Ninety-six females with outlet obstruction were treated with medical therapy and biofeedback for 2 months; 67 non-responders were evaluated by the Constipation Scoring and Continence Grading Systems, clinical examination, endoscopy, dynamic defecography, anorectal manometry, transanal ultrasound and anal EMG, and 50 of them, all affected with descending perineum, intussusception and rectocele, were randomly assigned to two groups and operated on: 25 patients (mean age 53.2±15.3 years) underwent a single Stapled Trans-Anal Prolapsectomy, associated with Perineal Levatorplasty (STAPL Group), and the other 25 (mean 54.6±14.2 years) underwent a double Stapled Trans-Anal Rectal Resection (STARR Group). Patients were followed-up for a mean period of 23.4±5.1 months in STAPL Group and 22.3±4.8 in STARR Group.


STARR Group showed a significantly (p <0.0001) lower pattern of postoperative pain and a greater decrease (P =0.0117) of the rectal sensitivity threshold volume; otherwise, no differences were found in operative time, hospital stay, or time of inability to work.
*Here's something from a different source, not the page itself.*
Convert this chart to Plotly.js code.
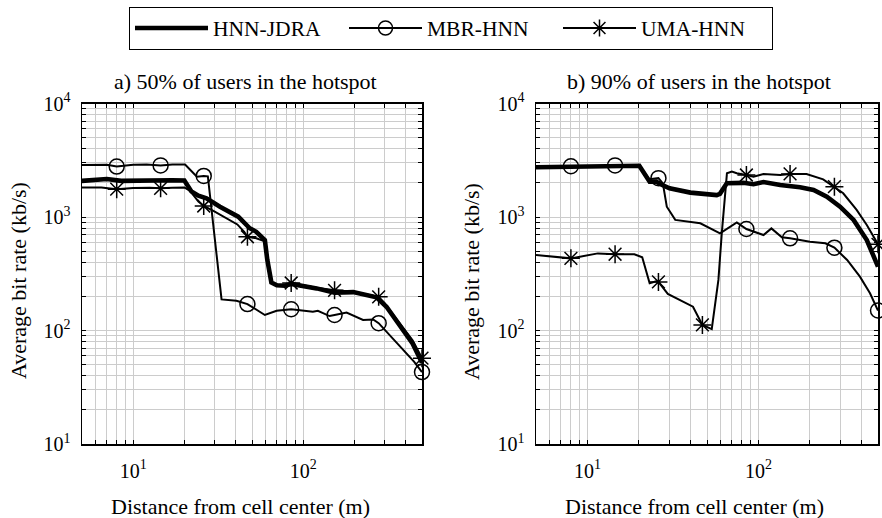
<!DOCTYPE html>
<html>
<head>
<meta charset="utf-8">
<script src="https://cdn.plot.ly/plotly-3.0.1.min.js"></script>
<style>html,body{margin:0;padding:0;background:#fff;}#chart{width:882px;height:518px;}</style>
</head>
<body>
<div id="chart"></div>
<script>
// ---------- data ----------
var seriesNames = ['HNN-JDRA', 'MBR-HNN', 'UMA-HNN'];
var subplotTitles = ['a) 50% of users in the hotspot', 'b) 90% of users in the hotspot'];
var yTitle = 'Average bit rate (kb/s)';
var xTitle = 'Distance from cell center (m)';
var markX = [8, 14.5, 26, 47, 85, 153, 278, 500];

// a) 50% of users in the hotspot
var hnnA_x = [5, 6, 7, 8.5, 10.5, 12.5, 14.5, 17, 20, 22, 24.2, 27, 32.4, 41.5, 48.5, 53, 59.5, 61.5, 65, 70, 78, 85, 120, 153, 197, 270, 309, 370, 440, 500];
var hnnA_y = [2080, 2110, 2160, 2080, 2090, 2130, 2120, 2110, 2100, 1680, 1540, 1460, 1233, 1006, 796, 741, 627, 420, 265, 250, 248, 257, 235, 215, 218, 196, 162, 110, 77, 52];
var mbrA_x = [5, 7, 8, 10, 12, 14.5, 17, 20.2, 23.7, 26, 27.5, 33.1, 40.5, 47, 59.5, 69.8, 85, 114, 122, 143, 153, 180, 225, 258, 278, 370, 450, 500];
var mbrA_y = [2870, 2880, 2780, 2880, 2900, 2850, 2900, 2900, 2265, 2300, 2280, 188, 183, 171, 137, 149, 154, 146, 149, 134, 137, 144, 124, 125, 116, 72, 53, 43];
var umaA_x = [5, 6.5, 8, 10, 12.5, 14.5, 17, 20, 21.6, 24.2, 26, 30, 41, 45, 47, 53, 59.5, 61.5, 65, 70, 78, 85, 120, 153, 197, 278, 309, 370, 440, 500];
var umaA_y = [1820, 1820, 1760, 1800, 1810, 1790, 1810, 1820, 1700, 1365, 1250, 1120, 860, 740, 670, 650, 610, 410, 262, 250, 250, 262, 238, 226, 220, 198, 165, 115, 82, 57];

// b) 90% of users in the hotspot
var hnnB_x = [5, 8, 11, 14.5, 17, 20.1, 23.1, 25.2, 26.6, 30.2, 40, 49.4, 57, 59.5, 65.3, 81.7, 93.5, 107, 134, 175, 210, 251, 300, 360, 430, 500];
var hnnB_y = [2740, 2780, 2790, 2830, 2830, 2830, 2046, 2050, 1950, 1790, 1640, 1570, 1560, 1600, 1981, 2000, 1943, 2032, 1914, 1827, 1730, 1511, 1233, 943, 627, 365];
var mbrB_x = [5, 8, 11, 14.5, 17, 20.1, 23, 26, 27.6, 29.1, 32.6, 45.7, 59.6, 74.7, 85, 107, 119, 137, 153, 200, 246, 278, 330, 392, 449, 500];
var mbrB_y = [2760, 2800, 2800, 2850, 2850, 2850, 2150, 2200, 1980, 1233, 943, 880, 718, 897, 784, 694, 794, 662, 649, 606, 586, 537, 418, 298, 213, 150];
var umaB_x = [5, 8, 11.5, 14.5, 18.8, 20.9, 23.1, 25.2, 26, 29.5, 41.4, 47, 53.3, 58.3, 61, 65.4, 69.9, 74.6, 85, 93.5, 107, 134, 153, 191, 239, 278, 313, 375, 430, 500];
var umaB_y = [462, 432, 478, 470, 470, 442, 261, 271, 268, 210, 162, 112, 103, 279, 718, 2427, 2510, 2427, 2344, 2265, 2395, 2344, 2395, 2395, 2148, 1849, 1619, 1154, 850, 574];

var xTickVals = [5, 6, 7, 8, 9, 10, 20, 30, 40, 50, 60, 70, 80, 90, 100, 200, 300, 400, 500];
var yTickVals = [10, 20, 30, 40, 50, 60, 70, 80, 90, 100, 200, 300, 400, 500, 600, 700, 800, 900,
                 1000, 2000, 3000, 4000, 5000, 6000, 7000, 8000, 9000, 10000];
var labelVals = {10: '10<sup>1</sup>', 100: '10<sup>2</sup>', 1000: '10<sup>3</sup>', 10000: '10<sup>4</sup>'};

// ---------- styles ----------
function F(sz) { return {family: 'Liberation Serif', size: sz, color: 'black'}; }
var styles = {
  'HNN-JDRA': {lw: 4.6, symbol: null},
  'MBR-HNN': {lw: 2, symbol: 'circle-open'},
  'UMA-HNN': {lw: 2, symbol: 'asterisk-open'}
};

function pickMarks(xs, ys) {
  var mx = [], my = [];
  for (var i = 0; i < xs.length; i++) {
    if (markX.indexOf(xs[i]) >= 0) { mx.push(xs[i]); my.push(ys[i]); }
  }
  return {x: mx, y: my};
}

var traces = [];
seriesNames.forEach(function (n) {
  var s = styles[n];
  var t = {x: [null], y: [null], name: n, type: 'scatter', showlegend: true,
           mode: s.symbol ? 'lines+markers' : 'lines',
           line: {color: 'black', width: s.lw}, xaxis: 'x', yaxis: 'y', hoverinfo: 'skip'};
  if (s.symbol) t.marker = {symbol: s.symbol, size: 14, color: 'black', line: {color: 'black', width: 1.5}};
  traces.push(t);
});

function addSeries(n, xs, ys, xa, ya) {
  var s = styles[n];
  traces.push({x: xs, y: ys, type: 'scatter', mode: 'lines', showlegend: false, name: n,
               line: {color: 'black', width: s.lw}, xaxis: xa, yaxis: ya});
  if (s.symbol) {
    var m = pickMarks(xs, ys);
    traces.push({x: m.x, y: m.y, type: 'scatter', mode: 'markers', showlegend: false, name: n,
                 cliponaxis: false,
                 marker: {symbol: s.symbol, size: 15, color: 'black', line: {color: 'black', width: 1.5}},
                 xaxis: xa, yaxis: ya});
  }
}
addSeries('MBR-HNN', mbrA_x, mbrA_y, 'x', 'y');
addSeries('UMA-HNN', umaA_x, umaA_y, 'x', 'y');
addSeries('HNN-JDRA', hnnA_x, hnnA_y, 'x', 'y');
addSeries('MBR-HNN', mbrB_x, mbrB_y, 'x2', 'y2');
addSeries('UMA-HNN', umaB_x, umaB_y, 'x2', 'y2');
addSeries('HNN-JDRA', hnnB_x, hnnB_y, 'x2', 'y2');

function axis(vals, range, domain, anchor, standoff) {
  return {
    type: 'log', range: [Math.log10(range[0]), Math.log10(range[1])], domain: domain, anchor: anchor,
    tickmode: 'array', tickvals: vals,
    ticktext: vals.map(function (v) { return labelVals[v] || ''; }),
    ticks: 'inside', ticklen: 4, tickwidth: 1, tickcolor: 'black',
    showgrid: true, gridcolor: '#cccccc', gridwidth: 1,
    showline: true, linecolor: 'black', linewidth: 1.5, mirror: 'ticks',
    zeroline: false, tickfont: F(20),
    ticklabelstandoff: standoff
  };
}

var W = 882, H = 518;
var yDom = [(H - 444) / H, (H - 103.5) / H];
function ann(text, px, py, angle) {
  return {text: text, x: px / W, y: (H - py) / H, xref: 'paper', yref: 'paper', showarrow: false,
          xanchor: 'center', yanchor: 'middle', textangle: angle || 0, font: F(22)};
}
var layout = {
  width: W, height: H,
  margin: {l: 0, r: 0, t: 0, b: 0},
  paper_bgcolor: 'white', plot_bgcolor: 'white',
  font: F(21),
  showlegend: true,
  legend: {orientation: 'h', x: 451 / W, xanchor: 'center', y: (H - 28) / H, yanchor: 'middle',
           bordercolor: 'black', borderwidth: 1, bgcolor: 'white', itemwidth: 73,
           entrywidth: 126, entrywidthmode: 'pixels',
           font: F(21.5)},
  xaxis: axis(xTickVals, [5, 500], [82 / W, 422 / W], 'y', 8),
  yaxis: axis(yTickVals, [10, 10000], yDom, 'x', 6),
  xaxis2: axis(xTickVals, [5, 500], [536 / W, 878 / W], 'y2', 8),
  yaxis2: axis(yTickVals, [10, 10000], yDom, 'x2', 6),
  annotations: [
    ann(subplotTitles[0], 245, 81), ann(subplotTitles[1], 699, 81),
    ann(yTitle, 18, 281, -90), ann(yTitle, 471, 282, -90),
    ann(xTitle, 240, 506), ann(xTitle, 694, 506)
  ]
};

Plotly.newPlot('chart', traces, layout, {staticPlot: true, displayModeBar: false});
</script>
</body>
</html>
Complications included delayed healing of the perineal wound (ten), dyspareunia (five), urinary retention (two) and stenosis (one) in STAPL Group, and urge to defecate (four), transitory incontinence to flatus (two), urinary retention (two), bleeding (one) and stenosis (one) in STARR Group. All constipation symptoms significantly improved without worsening of anal continence and with excellent/good outcome at 20 months in 76 and 88% of patients of STAPL Group and STARR Group, respectively. Seven patients of STAPL Group had a little residual rectocele, while both intussusception and rectocele were corrected in all patients of STARR Group. Neither operation modified anal pressures or caused lesions of anal sphincters.


Both techniques are safe and effective in the treatment of outlet obstruction; nevertheless, the double Stapled Trans-Anal Rectal Resection seems to be preferable due to less pain, absence of dyspareunia, reduced rectal sensitivity threshold volume and absence of residual rectocele at defecography.